# Required work
Determine which lines of the records include the word "that", and copy them.
-- START OF Exercise data --
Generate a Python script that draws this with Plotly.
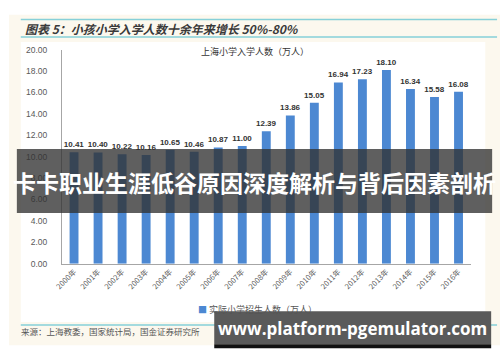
-- END OF Exercise data --
-- START OF Exercise data --
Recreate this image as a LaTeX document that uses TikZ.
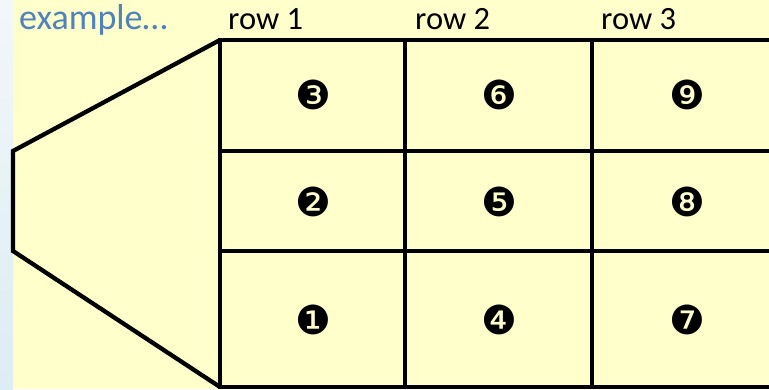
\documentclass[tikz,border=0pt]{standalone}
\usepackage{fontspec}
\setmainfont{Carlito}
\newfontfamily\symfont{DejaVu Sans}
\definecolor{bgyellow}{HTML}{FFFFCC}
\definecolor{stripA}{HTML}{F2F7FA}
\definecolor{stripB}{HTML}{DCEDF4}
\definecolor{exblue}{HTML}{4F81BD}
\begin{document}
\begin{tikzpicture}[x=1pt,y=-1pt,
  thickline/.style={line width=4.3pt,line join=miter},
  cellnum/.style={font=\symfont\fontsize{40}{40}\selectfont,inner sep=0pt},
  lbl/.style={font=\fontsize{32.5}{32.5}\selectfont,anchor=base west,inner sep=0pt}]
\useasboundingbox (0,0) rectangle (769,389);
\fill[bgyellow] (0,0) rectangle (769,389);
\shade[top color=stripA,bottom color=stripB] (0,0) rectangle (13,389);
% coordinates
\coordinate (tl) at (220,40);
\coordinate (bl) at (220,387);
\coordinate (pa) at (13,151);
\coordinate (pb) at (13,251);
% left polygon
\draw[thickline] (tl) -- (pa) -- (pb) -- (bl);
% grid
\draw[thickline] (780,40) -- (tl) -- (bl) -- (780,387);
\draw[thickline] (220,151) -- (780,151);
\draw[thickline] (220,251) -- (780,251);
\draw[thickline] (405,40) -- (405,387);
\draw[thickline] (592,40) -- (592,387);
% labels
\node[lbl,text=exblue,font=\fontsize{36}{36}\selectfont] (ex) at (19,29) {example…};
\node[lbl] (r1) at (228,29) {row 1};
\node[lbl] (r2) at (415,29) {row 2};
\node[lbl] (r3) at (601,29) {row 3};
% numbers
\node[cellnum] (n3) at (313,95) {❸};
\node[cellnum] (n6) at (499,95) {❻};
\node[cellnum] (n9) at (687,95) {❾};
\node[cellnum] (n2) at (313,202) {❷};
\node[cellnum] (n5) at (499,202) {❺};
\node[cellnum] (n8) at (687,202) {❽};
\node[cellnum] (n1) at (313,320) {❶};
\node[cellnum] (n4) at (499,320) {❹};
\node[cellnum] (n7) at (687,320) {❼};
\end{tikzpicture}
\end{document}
-- END OF Exercise data --
# The response
Generate a Python script that draws this with Plotly.
Recreate this image as a LaTeX document that uses TikZ.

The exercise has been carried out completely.